Roméo et Juliette : Chercher la flamme
Scène

Roméo et Juliette : Chercher la flamme

Grandeur et décadence, haine et passion; c’est Roméo et Juliette fin de siècle, revu et corrigé par NORMAND CHAURETTE et MARTINE BEAULNE. Petit précis d’un chef-d’ouvre revisité.

«Deux clans droits, égaux, forts, fiers, empesés /Que hargne, dégoût, haine sourde et fiel /De leurs mains de sang à défier le ciel /En cette Vérone en deux divisée /Deux maisons d’autrefois, d’égale dignité /Dans la noble Vérone où nous allons jouer /S’abreuvaient de leur sang en nourrissant la haine /De leurs guerres nouvelles et leurs guerres anciennes»

+ la lecture de ce prologue, on comprend que le Roméo et Juliette du tandem Normand Chaurette/Martine Beaulne ne fera pas dans la dentelle. Et selon la metteure en scène, qui monte ici son quatrième Shakespeare, l’angle adopté reflète bien la pensée originelle du grand Will. «Roméo et Juliette est une pièce de fin de siècle, merveilleusement structurée et pleine de subtilités. On se retrouve en présence de pouvoirs économiques et politiques en déclin, explique-t-elle. Normand Chaurette et moi avons fait des choix en fonction de cette décadence et de cette violence. L’utilisation du mot "guerre" plutôt que "conflit" est un bon exemple du ton recherché. Je crois que cette fable a des similarités importantes avec notre époque.»

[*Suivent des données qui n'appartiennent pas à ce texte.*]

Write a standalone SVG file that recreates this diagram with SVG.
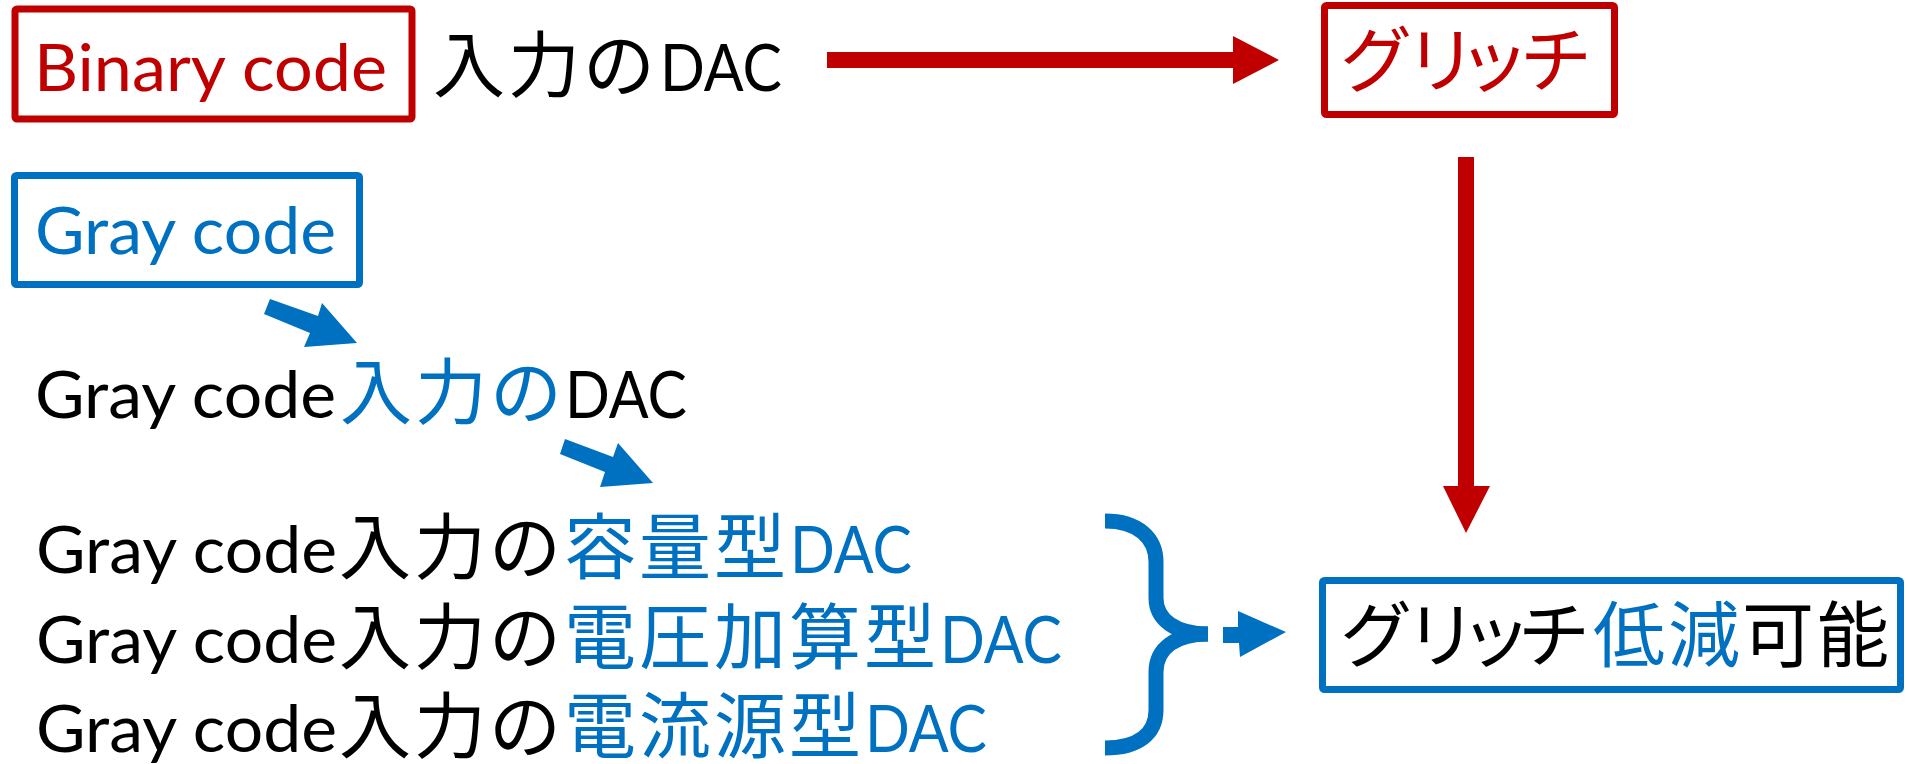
<svg xmlns="http://www.w3.org/2000/svg" width="1908" height="764" viewBox="0 0 1908 764">
<style>
.box{fill:#FFFFFF;stroke-width:7}
.red{stroke:#C00000}
.blue{stroke:#0070C0}
.lat{font-family:Lato,"Noto Sans","Noto Sans CJK JP",sans-serif;font-size:66px}
.jp{font-family:"Noto Sans CJK JP","Noto Sans CJK SC",sans-serif;font-size:72px}
.tr{fill:#C00000}
.tb{fill:#0070C0}
.tk{fill:#000000}
.fr{fill:#C00000}
.fb{fill:#0070C0}
.brace{fill:none;stroke:#0070C0;stroke-width:15;stroke-linecap:butt}
</style>
<rect width="1908" height="764" fill="#FFFFFF"/>
<g id="connectors">
<polygon class="fr" points="827,52 1233,52 1233,36 1279,60 1233,84 1233,68 827,68"/>
<polygon class="fr" points="1458,157 1474,157 1474,486 1490,486 1466,533 1443,486 1458,486"/>
<polygon class="fb" points="270,299 318,316 322,303 357,343 304,347 310,333 264,314"/>
<polygon class="fb" points="565,439 613,457 618,443 653,483 600,487 605,472 560,454"/>
<path class="brace" d="M1105,521 C1138,521 1156,538 1156,562 L1156,598 C1156,620 1176,634 1208,634"/>
<path class="brace" d="M1208,634 C1176,634 1156,648 1156,672 L1156,710 C1156,734 1138,748 1105,748"/>
<polygon class="fb" points="1223,627 1238,627 1238,611 1286,632 1240,657 1239,643 1223,643"/>
</g>
<g id="node-binary">
<rect class="box red" x="15" y="9" width="397" height="110" rx="2"/>
<text class="lat tr" x="34" y="91" textLength="353" lengthAdjust="spacingAndGlyphs">Binary code</text>
</g>
<g id="node-binary-dac">
<text class="jp tk" x="433 508 583" y="91">入力の</text>
<text class="lat tk" x="660" y="91" textLength="122" lengthAdjust="spacingAndGlyphs">DAC</text>
</g>
<g id="node-glitch">
<rect class="box red" x="1324.5" y="5.5" width="290" height="109" rx="2"/>
<text class="jp tr" x="1340 1405 1458 1520" y="86">グリッチ</text>
</g>
<g id="node-gray">
<rect class="box blue" x="14.5" y="175.5" width="345" height="109" rx="2"/>
<text class="lat tb" x="35" y="254" textLength="301" lengthAdjust="spacingAndGlyphs">Gray code</text>
</g>
<g id="node-gray-dac">
<text class="lat tk" x="35" y="418" textLength="301" lengthAdjust="spacingAndGlyphs">Gray code</text>
<text class="jp tb" x="340 415 490" y="418">入力の</text>
<text class="lat tk" x="565" y="418" textLength="122" lengthAdjust="spacingAndGlyphs">DAC</text>
</g>
<g id="node-cap-dac">
<text class="lat tk" x="36" y="573" textLength="301" lengthAdjust="spacingAndGlyphs">Gray code</text>
<text class="jp tk" x="339 414 489" y="573">入力の</text>
<text class="jp tb" x="564 639 714" y="573">容量型</text>
<text class="lat tb" x="790" y="573" textLength="122" lengthAdjust="spacingAndGlyphs">DAC</text>
</g>
<g id="node-volt-dac">
<text class="lat tk" x="36" y="663" textLength="301" lengthAdjust="spacingAndGlyphs">Gray code</text>
<text class="jp tk" x="339 414 489" y="663">入力の</text>
<text class="jp tb" x="564 639 714 789 864" y="663">電圧加算型</text>
<text class="lat tb" x="940" y="663" textLength="122" lengthAdjust="spacingAndGlyphs">DAC</text>
</g>
<g id="node-curr-dac">
<text class="lat tk" x="36" y="752" textLength="301" lengthAdjust="spacingAndGlyphs">Gray code</text>
<text class="jp tk" x="339 414 489" y="752">入力の</text>
<text class="jp tb" x="564 639 714 789" y="752">電流源型</text>
<text class="lat tb" x="865" y="752" textLength="122" lengthAdjust="spacingAndGlyphs">DAC</text>
</g>
<g id="node-result">
<rect class="box blue" x="1322.5" y="580.5" width="578" height="109" rx="2"/>
<text class="jp tk" x="1340 1405 1460 1518" y="661">グリッチ</text>
<text class="jp tb" x="1593 1668" y="661">低減</text>
<text class="jp tk" x="1742 1817" y="661">可能</text>
</g>
</svg>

Victime de ses grandes scènes _ dont l’incontournable tirade du balcon _, cette deuxième tragédie de Shakespeare, écrite en 1595, s’avère somme toute méconnue. Souvent réduite à une lecture romantico-fleur-bleue, la pièce contient pourtant des avenues plus sombres dans lesquelles Normand Chaurette n’a pas hésité à s’engager; passion fut le mot d’ordre. Il faut dire que ce dernier possède un bagage shakespearien lui permettant une vision large et cohérente de l’ouvre. «Il connaît tellement bien les pièces de Shakespeare qu’il en maîtrise parfaitement la rythmique et la musicalité», poursuit Martine Beaulne. On serait donc loin, heureusement, des nombreuses traductions hermétiques et scolaires de ce chef-d’ouvre. Sans compter qu’on n’a pas évacué un des aspects souvent négligés lors d’adaptations de la pièce: les autres relations amoureuses possibles dans cet univers trouble…

Pour camper les deux rôles principaux, Martine Beaulne recherchait la fraîcheur de la jeunesse et l’impression de gémellité. «Roméo et Juliette sont adolescents. Le rite initiatique propre à l’éveil de la sexualité nécessitait l’apport de jeunes comédiens. Je les voulais à la fois semblables et complémentaires», dit-elle en parlant d’Isabelle Blais et de Danny Gilmore, qui ont eu l’heur de combler ses attentes au-delà de ses espérances. L’affiche du spectacle est éloquente. Ces deux corps réunis, confondus et confondants, témoignent de cette croyance qui se perd dans la nuit des temps: il existe, quelque part, cette autre part de soi-même dont on a été séparé. Les expressions coup de foudre, douce moitié, et tout le vocabulaire du même registre, sont issus de cette légende d’unité brisée. Et dans le cas de Roméo et Juliette, les notions d’urgence et d’impossibilité exacerbent l’aspect fusionnel de la rencontre. N’y a-t-il pas d’amour plus intense et plus troublant que celui dont on presse la date d’expiration?